Four Memphis residents say they were harassed, arrested and physically mistreated after they tried to observe and record local police — actions they say are protected by the First Amendment. The claims center on encounters in Memphis, Tennessee, and raise questions about how law enforcement and city officials handle public scrutiny. This article looks at the legal protections, the practical tensions between citizens and police, and what responsible leaders in Shelby County should do next.
People have a clear, constitutional right to watch and record police activity in public, and when that right is ignored it becomes a law-and-order problem on two fronts. It undermines trust in officers who depend on community cooperation, and it invites lawsuits that cost taxpayers money and spark political blowback. Republicans who back strong policing also back the rule of law, which means enforcing both public safety and civil liberties without playing favorites.
Memphis residents who document officers are not trying to sabotage public safety; they are exercising a fundamental check on government power. When officers are recorded, evidence is preserved and bad actors are exposed; that protects good cops by clearing them of false accusations as often as it catches real misconduct. Leaders in city hall and the police department should treat those recordings as part of the record, not as provocation.
Allegations of harassment and mistreatment must be taken seriously, but responses should be measured and factual. Arrests should only follow when someone actually breaks the law, not because an officer feels uncomfortable being filmed. The right approach protects the public’s liberty while preserving the authority of officers to do their jobs without unnecessary interference.
Part of the problem is unclear training and inconsistent policy. Clear rules about how officers should handle bystanders who are filming would reduce conflict and lower the odds of physical confrontations. A sensible Republican approach is to require department-wide standards that reinforce respect for constitutional rights while emphasizing officer safety and de-escalation.

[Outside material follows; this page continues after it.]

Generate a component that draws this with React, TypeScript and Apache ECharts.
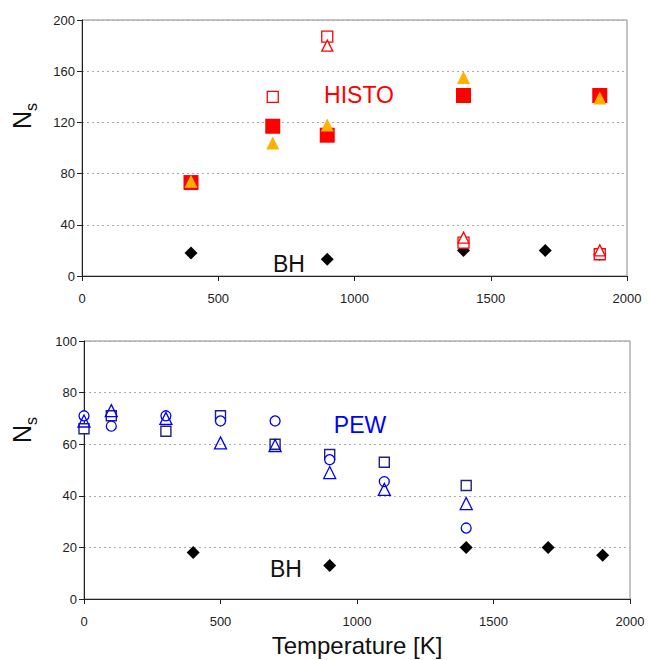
import React, { useEffect, useRef } from "react";
import * as echarts from "echarts";

// X-axis ticks
const xTicks = [0, 500, 1000, 1500, 2000];

// Top panel (HISTO)
const histoOpenSqT = [700, 900, 1400, 1900];
const histoOpenSqV = [140, 187, 26, 17];
const histoOpenTriT = [900, 1400, 1900];
const histoOpenTriV = [180, 30, 20];
const histoFilledSqT = [400, 700, 900, 1400, 1900];
const histoFilledSqV = [73, 117, 110, 141, 141];
const histoFilledTriT = [400, 700, 900, 1400, 1900];
const histoFilledTriV = [74, 104, 118, 155, 139];

// BH (both panels)
const bhT = [400, 900, 1400, 1700, 1900];
const bhV = [18, 13, 20, 20, 17];

// Bottom panel (PEW)
const pewT = [0, 100, 300, 500, 700, 900, 1100, 1400];
const pewSqV = [66, 71, 65, 71, 60, 56, 53, 44];
const pewCircV = [71, 67, 71, 69, 69, 54, 45.5, 27.5];
const pewTriV = [69, 73, 70, 60.5, 59.5, 49, 42.5, 37];

const zip = (xs: number[], ys: number[]) => xs.map((x, i) => [x, ys[i]]);

const RED = "#ff0000";
const ORANGE = "#ffb000";
const BLUE = "#0000ff";
const NAVY = "#22227a";
const FONT = "Liberation Sans, Arial, sans-serif";

export default function App() {
  const ref = useRef<HTMLDivElement>(null);
  useEffect(() => {
    if (!ref.current) return;
    const chart = echarts.init(ref.current, null, { renderer: "svg" });
    const xAxisBase = (gridIndex: number) => ({
      type: "value",
      gridIndex,
      min: xTicks[0],
      max: xTicks[xTicks.length - 1],
      interval: 500,
      axisLine: { show: true, lineStyle: { color: "#222", width: 1 } },
      axisTick: { show: true, length: 5, lineStyle: { color: "#222" } },
      splitLine: { show: false },
      axisLabel: { color: "#222", fontSize: 13, fontFamily: FONT, margin: 16, formatter: (v: number) => String(v) },
    });
    const yAxisBase = (gridIndex: number, max: number, interval: number) => ({
      type: "value",
      gridIndex,
      min: 0,
      max,
      interval,
      axisLine: { show: true, lineStyle: { color: "#222", width: 1 } },
      axisTick: { show: true, length: 5, lineStyle: { color: "#222" } },
      splitLine: { show: true, lineStyle: { color: "#aaa", type: [2, 3], width: 1 } },
      axisLabel: { color: "#222", fontSize: 13, fontFamily: FONT, margin: 7 },
    });
    const hollow = (color: string, w = 1.3) => ({ color: "#fff", borderColor: color, borderWidth: w, opacity: 1 });
    const sc = (name: string, idx: number, data: number[][], symbol: string, size: number, itemStyle: any, z = 2) => ({
      type: "scatter",
      name,
      xAxisIndex: idx,
      yAxisIndex: idx,
      data,
      symbol,
      symbolSize: size,
      itemStyle: { opacity: 1, ...itemStyle },
      clip: false,
      z,
    });
    const nsLabel = (x: number, y: number) => ({
      type: "text",
      x,
      y,
      rotation: Math.PI / 2,
      style: {
        text: "{a|N}{b|s}",
        align: "center",
        verticalAlign: "middle",
        rich: {
          a: { fontSize: 25, fontFamily: FONT, fill: "#111", verticalAlign: "bottom" },
          b: { fontSize: 16, fontFamily: FONT, fill: "#111", verticalAlign: "bottom", padding: [0, 0, -5, 0] },
        },
      },
    });
    const txt = (text: string, x: number, y: number, color: string, size: number) => ({
      type: "text",
      x,
      y,
      style: { text, fill: color, fontSize: size, fontFamily: FONT, align: "center", verticalAlign: "middle" },
    });
    chart.setOption({
      animation: false,
      backgroundColor: "#fff",
      grid: [
        { left: 82, top: 20, width: 545, height: 256, show: true, borderColor: "#888", borderWidth: 1 },
        { left: 84, top: 341, width: 546, height: 258, show: true, borderColor: "#888", borderWidth: 1 },
      ],
      xAxis: [
        xAxisBase(0),
        {
          ...xAxisBase(1),
          name: "Temperature [K]",
          nameLocation: "middle",
          nameGap: 34,
          nameTextStyle: { fontSize: 24, fontFamily: FONT, color: "#111" },
        },
      ],
      yAxis: [yAxisBase(0, 200, 40), yAxisBase(1, 100, 20)],
      series: [
        sc("BH", 0, zip(bhT, bhV), "diamond", 13, { color: "#000" }, 2),
        sc("HISTO open sq", 0, zip(histoOpenSqT, histoOpenSqV), "rect", 11, hollow(RED), 3),
        sc("HISTO open tri", 0, zip(histoOpenTriT, histoOpenTriV), "triangle", 11, hollow(RED), 3),
        sc("HISTO filled sq", 0, zip(histoFilledSqT, histoFilledSqV), "rect", 15, { color: RED }, 4),
        sc("HISTO filled tri", 0, zip(histoFilledTriT, histoFilledTriV), "triangle", 13, { color: ORANGE }, 5),
        sc("BH2", 1, zip(bhT, bhV), "diamond", 13, { color: "#000" }, 2),
        sc("PEW sq", 1, zip(pewT, pewSqV), "rect", 10, hollow(NAVY, 1.4), 3),
        sc("PEW circ", 1, zip(pewT, pewCircV), "circle", 10, hollow(BLUE, 1.3), 4),
        sc("PEW tri", 1, zip(pewT, pewTriV), "triangle", 12, { color: "transparent", borderColor: BLUE, borderWidth: 1.3 }, 5),
      ],
      graphic: [
        nsLabel(22, 116),
        nsLabel(22, 430),
        txt("HISTO", 359, 95, RED, 23),
        txt("BH", 289, 264, "#111", 23),
        txt("PEW", 360, 425, BLUE, 23),
        txt("BH", 286, 569, "#111", 23),
      ],
    });
    return () => chart.dispose();
  }, []);
  return <div ref={ref} style={{ position: "absolute", left: 0, top: 0, width: 649, height: 660 }} />;
}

Transparency is also a practical check that lowers the political temperature. When departments adopt straightforward policies on recording and make them public, they remove excuses for improper arrests and help good officers by clarifying expectations. That kind of openness increases public confidence and diminishes the temptation for knee-jerk escalation on both sides.
There will be calls for dramatic reforms from the left and for sweeping protections for police from the right, but the right answer is pragmatic and local. Lawmakers and city officials in Shelby County should fund proper training, insist on accountability when rules are broken, and resist nationalized, one-size-fits-all mandates. Local control and local solutions mean accountable leaders who can be held responsible by voters.
If citizens feel their rights are violated, civil remedies exist and should be used when appropriate; they also force improvements in policy and practice. At the same time, elected officials should back officers who follow the law, respect rights and protect the community. That balance — firm support for public safety combined with a clear defense of constitutional freedoms — is what Memphis needs now.